__Given exercise__. Copy the first line of the entries below and every line after it through the line containing "import * as d3 from 'd3'". Do not include pictures.

-- START OF Supplied entries --

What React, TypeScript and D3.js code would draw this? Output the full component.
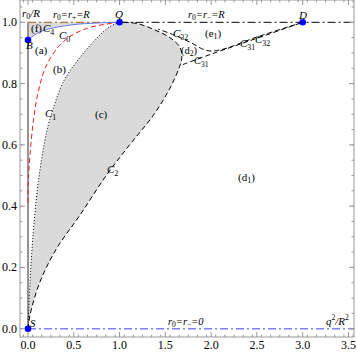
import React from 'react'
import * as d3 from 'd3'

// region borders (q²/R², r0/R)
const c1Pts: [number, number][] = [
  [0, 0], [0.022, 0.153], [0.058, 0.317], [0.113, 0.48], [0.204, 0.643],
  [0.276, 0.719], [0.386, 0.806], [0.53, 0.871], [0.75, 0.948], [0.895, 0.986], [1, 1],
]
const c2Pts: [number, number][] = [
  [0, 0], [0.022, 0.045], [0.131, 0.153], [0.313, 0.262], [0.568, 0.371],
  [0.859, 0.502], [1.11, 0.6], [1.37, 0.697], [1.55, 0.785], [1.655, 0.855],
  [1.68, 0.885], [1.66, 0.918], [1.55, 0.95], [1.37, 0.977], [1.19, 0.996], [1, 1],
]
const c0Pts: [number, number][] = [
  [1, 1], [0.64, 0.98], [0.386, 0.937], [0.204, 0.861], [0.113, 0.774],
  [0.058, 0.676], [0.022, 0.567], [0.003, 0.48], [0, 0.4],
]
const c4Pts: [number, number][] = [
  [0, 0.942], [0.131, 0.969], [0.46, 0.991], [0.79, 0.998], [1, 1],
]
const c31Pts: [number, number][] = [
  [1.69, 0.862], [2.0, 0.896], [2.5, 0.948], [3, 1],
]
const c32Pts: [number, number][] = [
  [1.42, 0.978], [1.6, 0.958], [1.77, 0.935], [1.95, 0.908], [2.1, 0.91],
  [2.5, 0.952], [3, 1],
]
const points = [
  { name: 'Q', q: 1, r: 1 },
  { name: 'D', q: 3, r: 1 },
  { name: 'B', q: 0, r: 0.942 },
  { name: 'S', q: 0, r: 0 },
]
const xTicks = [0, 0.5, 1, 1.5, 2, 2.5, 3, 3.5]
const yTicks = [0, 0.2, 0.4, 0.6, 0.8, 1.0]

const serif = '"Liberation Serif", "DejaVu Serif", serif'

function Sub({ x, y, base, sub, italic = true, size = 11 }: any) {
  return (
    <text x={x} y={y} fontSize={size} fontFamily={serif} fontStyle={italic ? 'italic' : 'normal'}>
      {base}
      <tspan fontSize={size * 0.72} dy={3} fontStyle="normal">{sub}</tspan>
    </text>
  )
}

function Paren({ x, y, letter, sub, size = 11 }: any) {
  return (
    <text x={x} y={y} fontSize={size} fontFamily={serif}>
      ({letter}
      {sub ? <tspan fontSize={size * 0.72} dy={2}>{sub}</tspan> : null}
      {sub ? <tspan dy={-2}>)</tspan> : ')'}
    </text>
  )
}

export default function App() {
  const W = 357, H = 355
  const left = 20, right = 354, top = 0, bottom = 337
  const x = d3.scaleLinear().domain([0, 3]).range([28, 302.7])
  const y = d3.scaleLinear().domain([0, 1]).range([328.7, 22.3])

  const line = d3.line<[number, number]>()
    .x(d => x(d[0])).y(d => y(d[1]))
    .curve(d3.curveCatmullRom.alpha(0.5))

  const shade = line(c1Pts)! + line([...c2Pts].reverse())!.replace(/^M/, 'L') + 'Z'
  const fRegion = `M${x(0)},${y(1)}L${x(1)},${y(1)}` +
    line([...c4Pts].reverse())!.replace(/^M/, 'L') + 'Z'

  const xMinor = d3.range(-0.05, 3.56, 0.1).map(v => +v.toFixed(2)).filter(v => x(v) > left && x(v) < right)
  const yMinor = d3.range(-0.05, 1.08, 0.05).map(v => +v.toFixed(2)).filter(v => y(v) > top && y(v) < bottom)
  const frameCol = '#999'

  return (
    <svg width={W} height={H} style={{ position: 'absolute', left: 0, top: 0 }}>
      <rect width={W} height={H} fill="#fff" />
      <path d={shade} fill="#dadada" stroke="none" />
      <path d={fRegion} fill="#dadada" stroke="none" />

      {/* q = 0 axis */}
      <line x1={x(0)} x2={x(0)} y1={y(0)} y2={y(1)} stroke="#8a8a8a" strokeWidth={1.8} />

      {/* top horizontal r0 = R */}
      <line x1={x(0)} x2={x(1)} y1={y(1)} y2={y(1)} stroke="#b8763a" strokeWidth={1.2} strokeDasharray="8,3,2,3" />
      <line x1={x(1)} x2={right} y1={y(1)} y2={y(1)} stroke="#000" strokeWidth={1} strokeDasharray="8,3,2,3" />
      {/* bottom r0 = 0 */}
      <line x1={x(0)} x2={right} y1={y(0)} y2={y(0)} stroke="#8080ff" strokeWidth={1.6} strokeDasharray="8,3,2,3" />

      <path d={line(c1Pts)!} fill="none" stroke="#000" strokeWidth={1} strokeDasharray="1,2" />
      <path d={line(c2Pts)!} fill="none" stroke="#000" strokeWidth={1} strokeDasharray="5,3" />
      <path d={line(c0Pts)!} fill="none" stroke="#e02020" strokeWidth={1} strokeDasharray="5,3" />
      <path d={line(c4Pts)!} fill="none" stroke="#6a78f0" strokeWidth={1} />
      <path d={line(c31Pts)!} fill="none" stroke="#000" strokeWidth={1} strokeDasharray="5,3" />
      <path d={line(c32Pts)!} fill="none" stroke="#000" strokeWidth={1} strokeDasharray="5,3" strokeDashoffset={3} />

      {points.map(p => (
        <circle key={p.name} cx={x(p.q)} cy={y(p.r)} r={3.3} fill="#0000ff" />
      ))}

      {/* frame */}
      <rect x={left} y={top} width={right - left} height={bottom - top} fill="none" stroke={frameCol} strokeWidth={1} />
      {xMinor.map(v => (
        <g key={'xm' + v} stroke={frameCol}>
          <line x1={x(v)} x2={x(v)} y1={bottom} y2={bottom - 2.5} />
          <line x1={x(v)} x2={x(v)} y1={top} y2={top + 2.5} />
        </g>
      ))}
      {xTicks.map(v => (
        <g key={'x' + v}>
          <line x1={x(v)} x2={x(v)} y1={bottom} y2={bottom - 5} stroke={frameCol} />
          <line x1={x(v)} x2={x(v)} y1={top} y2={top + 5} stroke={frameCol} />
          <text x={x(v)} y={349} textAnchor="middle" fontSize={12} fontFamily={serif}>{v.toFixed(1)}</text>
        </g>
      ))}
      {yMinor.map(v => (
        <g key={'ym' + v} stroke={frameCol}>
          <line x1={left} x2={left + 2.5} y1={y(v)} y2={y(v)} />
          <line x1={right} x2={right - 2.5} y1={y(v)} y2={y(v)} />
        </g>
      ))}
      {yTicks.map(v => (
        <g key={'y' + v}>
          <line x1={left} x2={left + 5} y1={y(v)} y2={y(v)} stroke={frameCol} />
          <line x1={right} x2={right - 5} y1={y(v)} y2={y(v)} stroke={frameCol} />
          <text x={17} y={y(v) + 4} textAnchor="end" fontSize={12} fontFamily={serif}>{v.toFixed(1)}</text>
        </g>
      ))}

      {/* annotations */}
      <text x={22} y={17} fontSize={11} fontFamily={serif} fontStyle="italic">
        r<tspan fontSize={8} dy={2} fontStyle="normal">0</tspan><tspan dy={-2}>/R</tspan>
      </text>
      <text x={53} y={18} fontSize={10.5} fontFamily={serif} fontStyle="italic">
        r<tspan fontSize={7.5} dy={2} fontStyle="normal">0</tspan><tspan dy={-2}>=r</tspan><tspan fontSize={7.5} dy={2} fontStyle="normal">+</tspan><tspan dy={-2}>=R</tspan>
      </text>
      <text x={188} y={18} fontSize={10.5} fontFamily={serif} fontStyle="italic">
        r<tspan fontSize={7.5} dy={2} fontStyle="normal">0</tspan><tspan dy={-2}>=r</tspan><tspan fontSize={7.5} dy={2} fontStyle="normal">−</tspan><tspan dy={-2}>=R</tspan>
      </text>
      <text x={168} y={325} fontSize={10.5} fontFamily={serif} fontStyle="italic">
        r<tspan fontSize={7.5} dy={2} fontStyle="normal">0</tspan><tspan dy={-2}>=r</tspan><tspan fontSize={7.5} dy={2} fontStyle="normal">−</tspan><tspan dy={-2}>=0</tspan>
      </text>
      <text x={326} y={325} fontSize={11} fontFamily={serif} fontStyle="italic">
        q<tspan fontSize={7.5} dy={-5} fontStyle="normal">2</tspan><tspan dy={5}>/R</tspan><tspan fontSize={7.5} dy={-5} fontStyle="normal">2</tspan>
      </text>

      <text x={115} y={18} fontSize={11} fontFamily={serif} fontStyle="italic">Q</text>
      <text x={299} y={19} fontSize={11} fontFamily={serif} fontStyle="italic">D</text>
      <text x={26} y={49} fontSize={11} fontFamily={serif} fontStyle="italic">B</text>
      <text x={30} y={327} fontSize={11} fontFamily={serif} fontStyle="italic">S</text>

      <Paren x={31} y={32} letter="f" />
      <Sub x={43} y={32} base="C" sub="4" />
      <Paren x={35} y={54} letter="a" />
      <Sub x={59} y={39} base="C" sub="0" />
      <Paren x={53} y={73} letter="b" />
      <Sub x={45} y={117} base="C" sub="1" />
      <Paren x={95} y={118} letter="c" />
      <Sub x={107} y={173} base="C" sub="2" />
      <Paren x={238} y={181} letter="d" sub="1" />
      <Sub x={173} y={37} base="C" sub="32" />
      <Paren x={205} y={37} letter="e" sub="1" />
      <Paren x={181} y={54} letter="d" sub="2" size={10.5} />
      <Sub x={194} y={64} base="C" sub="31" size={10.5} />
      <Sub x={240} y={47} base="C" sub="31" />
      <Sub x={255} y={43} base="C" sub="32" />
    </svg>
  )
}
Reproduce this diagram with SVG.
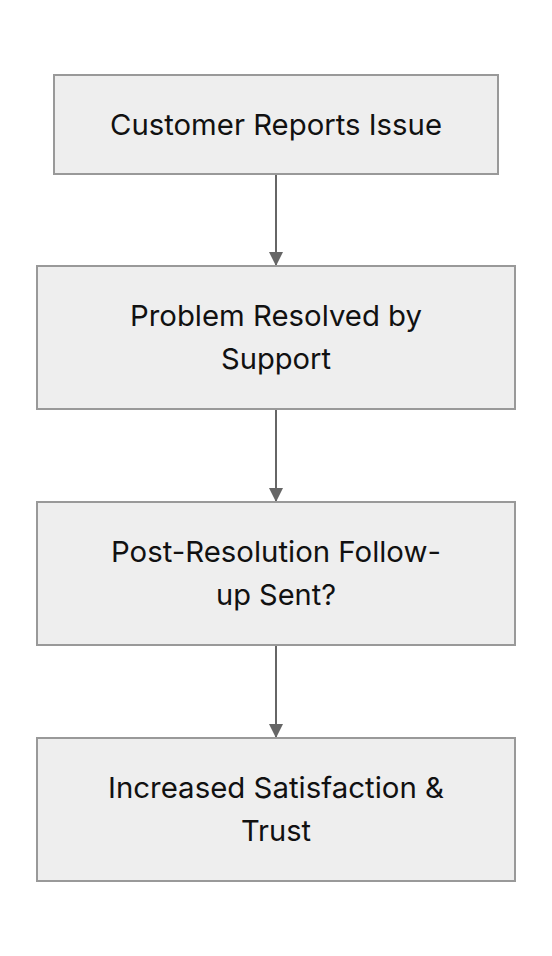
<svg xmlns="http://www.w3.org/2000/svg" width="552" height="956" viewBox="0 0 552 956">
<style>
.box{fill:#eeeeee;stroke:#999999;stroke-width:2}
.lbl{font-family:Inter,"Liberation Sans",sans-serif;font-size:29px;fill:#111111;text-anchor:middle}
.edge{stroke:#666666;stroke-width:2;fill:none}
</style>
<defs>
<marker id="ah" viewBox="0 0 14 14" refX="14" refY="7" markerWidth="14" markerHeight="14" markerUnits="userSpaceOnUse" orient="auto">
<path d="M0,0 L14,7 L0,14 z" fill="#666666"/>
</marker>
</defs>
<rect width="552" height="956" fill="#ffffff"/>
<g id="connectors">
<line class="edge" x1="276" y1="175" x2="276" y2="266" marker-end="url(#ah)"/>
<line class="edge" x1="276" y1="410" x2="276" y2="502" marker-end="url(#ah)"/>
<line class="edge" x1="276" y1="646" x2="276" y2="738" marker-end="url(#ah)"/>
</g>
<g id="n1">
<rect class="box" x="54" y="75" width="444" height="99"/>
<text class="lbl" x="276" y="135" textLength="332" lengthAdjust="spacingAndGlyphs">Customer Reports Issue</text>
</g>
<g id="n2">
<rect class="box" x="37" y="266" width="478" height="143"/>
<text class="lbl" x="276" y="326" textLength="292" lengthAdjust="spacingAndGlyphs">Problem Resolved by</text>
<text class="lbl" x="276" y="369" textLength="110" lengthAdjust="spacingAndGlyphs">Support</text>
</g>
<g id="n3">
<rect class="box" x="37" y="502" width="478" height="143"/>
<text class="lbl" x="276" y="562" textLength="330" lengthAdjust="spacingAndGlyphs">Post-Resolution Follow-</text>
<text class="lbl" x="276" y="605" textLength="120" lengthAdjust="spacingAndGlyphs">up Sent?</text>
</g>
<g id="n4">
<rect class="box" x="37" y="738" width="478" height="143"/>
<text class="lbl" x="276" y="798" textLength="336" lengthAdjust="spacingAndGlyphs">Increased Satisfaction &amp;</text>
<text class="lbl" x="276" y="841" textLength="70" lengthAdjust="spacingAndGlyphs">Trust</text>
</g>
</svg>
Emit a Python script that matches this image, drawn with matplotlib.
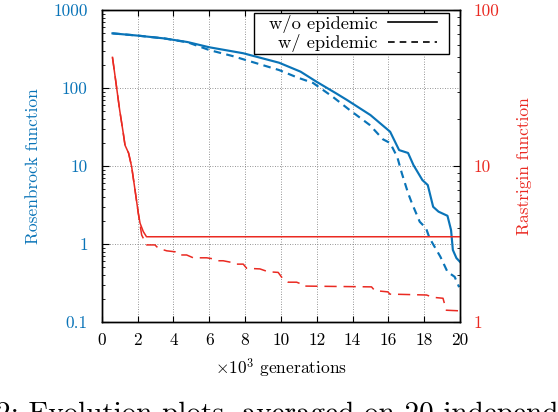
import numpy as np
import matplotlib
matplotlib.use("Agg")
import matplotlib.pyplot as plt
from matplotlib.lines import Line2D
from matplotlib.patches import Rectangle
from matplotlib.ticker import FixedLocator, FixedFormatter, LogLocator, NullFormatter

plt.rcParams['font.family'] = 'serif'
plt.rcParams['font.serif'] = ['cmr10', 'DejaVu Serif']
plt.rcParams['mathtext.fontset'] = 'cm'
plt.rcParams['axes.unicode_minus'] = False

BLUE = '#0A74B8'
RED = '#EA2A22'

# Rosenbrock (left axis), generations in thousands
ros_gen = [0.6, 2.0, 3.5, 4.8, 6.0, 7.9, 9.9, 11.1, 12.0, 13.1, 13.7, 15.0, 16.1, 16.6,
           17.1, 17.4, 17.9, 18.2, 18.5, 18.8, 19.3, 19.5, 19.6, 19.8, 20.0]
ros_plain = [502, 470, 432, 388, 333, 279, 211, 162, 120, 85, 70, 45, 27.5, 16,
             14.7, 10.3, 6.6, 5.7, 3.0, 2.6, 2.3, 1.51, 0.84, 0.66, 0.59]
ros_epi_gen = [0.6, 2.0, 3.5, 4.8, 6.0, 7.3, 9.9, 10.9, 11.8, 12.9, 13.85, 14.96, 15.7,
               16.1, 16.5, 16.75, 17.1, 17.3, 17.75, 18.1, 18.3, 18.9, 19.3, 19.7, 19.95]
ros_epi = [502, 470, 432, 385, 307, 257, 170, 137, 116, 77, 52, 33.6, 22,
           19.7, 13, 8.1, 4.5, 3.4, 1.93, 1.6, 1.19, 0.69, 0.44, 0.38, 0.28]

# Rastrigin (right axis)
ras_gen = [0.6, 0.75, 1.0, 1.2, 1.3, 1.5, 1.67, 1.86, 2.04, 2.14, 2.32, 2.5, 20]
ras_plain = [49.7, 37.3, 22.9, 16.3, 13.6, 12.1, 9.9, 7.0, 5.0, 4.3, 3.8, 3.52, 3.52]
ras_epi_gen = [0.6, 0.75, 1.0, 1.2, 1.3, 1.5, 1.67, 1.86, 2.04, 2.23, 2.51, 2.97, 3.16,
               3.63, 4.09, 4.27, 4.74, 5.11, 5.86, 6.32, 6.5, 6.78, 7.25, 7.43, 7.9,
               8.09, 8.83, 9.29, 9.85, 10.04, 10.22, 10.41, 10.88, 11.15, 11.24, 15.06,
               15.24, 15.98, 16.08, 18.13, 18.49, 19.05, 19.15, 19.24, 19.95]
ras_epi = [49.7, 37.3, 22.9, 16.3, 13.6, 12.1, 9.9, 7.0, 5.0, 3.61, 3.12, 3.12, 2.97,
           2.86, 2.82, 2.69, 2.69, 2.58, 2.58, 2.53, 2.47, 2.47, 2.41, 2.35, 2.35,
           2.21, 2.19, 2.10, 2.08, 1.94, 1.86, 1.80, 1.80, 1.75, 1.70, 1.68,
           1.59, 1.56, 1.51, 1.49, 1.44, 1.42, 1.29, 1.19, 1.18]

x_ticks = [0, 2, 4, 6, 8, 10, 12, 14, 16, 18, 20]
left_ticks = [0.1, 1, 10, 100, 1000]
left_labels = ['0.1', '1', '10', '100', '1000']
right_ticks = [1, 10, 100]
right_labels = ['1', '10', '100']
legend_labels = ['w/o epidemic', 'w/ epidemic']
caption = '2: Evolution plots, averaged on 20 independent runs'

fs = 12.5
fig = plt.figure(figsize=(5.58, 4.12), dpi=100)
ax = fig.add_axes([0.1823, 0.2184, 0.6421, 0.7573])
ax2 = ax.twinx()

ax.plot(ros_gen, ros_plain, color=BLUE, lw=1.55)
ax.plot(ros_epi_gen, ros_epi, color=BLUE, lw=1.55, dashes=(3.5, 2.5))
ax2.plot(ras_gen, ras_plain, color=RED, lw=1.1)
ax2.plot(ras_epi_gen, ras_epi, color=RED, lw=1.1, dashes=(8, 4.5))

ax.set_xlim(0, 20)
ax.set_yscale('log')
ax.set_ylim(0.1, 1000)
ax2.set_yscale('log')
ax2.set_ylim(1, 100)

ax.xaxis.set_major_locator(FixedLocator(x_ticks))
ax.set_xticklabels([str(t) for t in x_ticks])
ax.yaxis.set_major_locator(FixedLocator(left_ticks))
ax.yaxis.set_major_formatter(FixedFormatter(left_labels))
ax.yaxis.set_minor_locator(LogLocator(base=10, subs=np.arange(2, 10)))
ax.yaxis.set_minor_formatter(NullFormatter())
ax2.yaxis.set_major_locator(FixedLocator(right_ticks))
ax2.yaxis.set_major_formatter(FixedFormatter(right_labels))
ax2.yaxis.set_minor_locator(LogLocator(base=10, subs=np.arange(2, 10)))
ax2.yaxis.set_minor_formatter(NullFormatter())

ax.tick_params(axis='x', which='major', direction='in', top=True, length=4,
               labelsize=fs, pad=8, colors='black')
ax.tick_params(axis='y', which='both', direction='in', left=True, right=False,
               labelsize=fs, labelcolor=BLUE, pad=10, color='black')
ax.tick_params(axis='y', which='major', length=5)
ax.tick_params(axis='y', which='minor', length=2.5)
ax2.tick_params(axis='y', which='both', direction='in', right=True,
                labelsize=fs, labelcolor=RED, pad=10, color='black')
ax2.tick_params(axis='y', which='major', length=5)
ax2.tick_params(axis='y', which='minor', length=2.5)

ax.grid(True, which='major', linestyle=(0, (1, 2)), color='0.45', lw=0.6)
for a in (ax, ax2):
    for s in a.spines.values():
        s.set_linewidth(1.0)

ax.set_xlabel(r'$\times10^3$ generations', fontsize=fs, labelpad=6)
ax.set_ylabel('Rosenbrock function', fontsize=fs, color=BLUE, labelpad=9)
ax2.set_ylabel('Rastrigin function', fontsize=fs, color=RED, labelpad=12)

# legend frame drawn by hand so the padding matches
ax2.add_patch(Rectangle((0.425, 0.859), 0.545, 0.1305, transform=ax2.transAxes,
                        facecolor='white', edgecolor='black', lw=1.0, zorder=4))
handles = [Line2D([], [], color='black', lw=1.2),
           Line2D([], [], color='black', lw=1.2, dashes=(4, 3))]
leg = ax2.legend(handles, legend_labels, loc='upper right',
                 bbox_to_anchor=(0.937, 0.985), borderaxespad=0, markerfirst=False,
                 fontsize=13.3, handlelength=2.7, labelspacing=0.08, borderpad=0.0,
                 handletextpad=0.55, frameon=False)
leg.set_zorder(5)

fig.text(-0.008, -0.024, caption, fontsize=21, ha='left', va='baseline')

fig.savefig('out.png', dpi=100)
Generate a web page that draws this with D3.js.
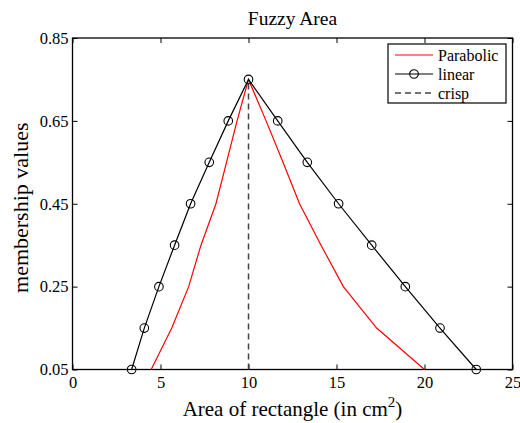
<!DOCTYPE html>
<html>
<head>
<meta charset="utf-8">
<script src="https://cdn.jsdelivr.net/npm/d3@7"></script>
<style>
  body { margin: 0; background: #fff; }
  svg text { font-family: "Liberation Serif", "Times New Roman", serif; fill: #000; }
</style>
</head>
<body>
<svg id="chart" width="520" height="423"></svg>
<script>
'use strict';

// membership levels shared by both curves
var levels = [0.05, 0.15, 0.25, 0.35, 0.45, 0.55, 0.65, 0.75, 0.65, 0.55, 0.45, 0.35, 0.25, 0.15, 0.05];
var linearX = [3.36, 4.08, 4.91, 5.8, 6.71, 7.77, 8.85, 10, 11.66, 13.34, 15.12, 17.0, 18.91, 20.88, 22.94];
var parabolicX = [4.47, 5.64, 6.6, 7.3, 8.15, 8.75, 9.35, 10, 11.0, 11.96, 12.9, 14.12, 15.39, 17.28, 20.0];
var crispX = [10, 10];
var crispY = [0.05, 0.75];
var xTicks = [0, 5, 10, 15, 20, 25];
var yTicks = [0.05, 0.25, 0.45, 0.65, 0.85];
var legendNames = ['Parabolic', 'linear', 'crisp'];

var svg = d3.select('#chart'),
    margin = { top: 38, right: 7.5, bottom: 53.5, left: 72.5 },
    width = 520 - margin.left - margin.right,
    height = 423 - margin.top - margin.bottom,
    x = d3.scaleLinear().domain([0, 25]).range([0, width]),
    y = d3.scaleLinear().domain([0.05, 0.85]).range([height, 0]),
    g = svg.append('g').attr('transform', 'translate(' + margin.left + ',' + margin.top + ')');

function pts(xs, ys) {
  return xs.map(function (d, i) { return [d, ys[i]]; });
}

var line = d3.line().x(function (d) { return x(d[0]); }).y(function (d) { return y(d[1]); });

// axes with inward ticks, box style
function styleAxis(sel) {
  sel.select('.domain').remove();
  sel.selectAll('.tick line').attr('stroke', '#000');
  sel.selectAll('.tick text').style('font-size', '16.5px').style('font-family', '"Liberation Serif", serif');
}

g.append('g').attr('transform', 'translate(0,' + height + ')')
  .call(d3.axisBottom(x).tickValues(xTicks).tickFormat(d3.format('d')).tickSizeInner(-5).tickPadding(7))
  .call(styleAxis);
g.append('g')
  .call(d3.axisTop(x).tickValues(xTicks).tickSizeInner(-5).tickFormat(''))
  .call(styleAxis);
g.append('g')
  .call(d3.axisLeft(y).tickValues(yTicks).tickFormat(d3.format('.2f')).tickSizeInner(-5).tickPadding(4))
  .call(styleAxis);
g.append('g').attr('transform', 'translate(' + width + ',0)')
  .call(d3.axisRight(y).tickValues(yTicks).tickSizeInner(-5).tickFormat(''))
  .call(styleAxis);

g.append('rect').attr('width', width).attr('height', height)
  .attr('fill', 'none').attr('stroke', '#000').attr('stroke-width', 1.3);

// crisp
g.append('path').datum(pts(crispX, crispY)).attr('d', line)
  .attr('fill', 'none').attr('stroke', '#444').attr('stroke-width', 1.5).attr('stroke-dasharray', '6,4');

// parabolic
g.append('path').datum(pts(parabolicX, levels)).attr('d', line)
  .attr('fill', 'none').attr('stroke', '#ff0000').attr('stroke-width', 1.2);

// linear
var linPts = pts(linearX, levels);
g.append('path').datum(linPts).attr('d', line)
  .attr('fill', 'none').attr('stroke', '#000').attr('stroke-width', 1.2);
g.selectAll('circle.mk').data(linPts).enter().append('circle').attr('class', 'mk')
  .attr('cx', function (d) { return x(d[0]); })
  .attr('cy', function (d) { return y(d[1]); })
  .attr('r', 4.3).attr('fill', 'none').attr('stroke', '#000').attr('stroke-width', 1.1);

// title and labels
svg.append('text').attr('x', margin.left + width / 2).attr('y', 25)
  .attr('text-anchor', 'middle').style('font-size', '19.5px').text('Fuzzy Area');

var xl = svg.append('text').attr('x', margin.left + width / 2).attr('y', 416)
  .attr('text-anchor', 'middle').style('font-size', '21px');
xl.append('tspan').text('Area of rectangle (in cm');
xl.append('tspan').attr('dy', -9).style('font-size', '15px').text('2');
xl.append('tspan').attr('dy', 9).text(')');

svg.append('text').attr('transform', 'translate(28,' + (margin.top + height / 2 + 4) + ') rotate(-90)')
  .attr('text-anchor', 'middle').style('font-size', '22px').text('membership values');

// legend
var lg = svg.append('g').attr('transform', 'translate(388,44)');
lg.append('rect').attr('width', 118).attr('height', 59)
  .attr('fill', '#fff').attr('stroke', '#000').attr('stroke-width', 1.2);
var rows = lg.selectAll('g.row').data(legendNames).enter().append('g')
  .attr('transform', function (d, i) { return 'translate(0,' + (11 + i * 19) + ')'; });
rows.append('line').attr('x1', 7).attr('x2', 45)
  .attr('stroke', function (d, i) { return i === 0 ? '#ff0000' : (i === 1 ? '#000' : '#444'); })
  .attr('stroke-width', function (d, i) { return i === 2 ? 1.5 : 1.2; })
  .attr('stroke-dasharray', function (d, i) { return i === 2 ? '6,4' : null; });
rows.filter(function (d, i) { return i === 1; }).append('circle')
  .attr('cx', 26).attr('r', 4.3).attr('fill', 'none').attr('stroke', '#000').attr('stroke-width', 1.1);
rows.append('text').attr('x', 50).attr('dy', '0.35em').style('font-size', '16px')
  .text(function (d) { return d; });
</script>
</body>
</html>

-- END OF Supplied entries --

__Result for this task__.
What React, TypeScript and D3.js code would draw this? Output the full component.
import React from 'react'
import * as d3 from 'd3'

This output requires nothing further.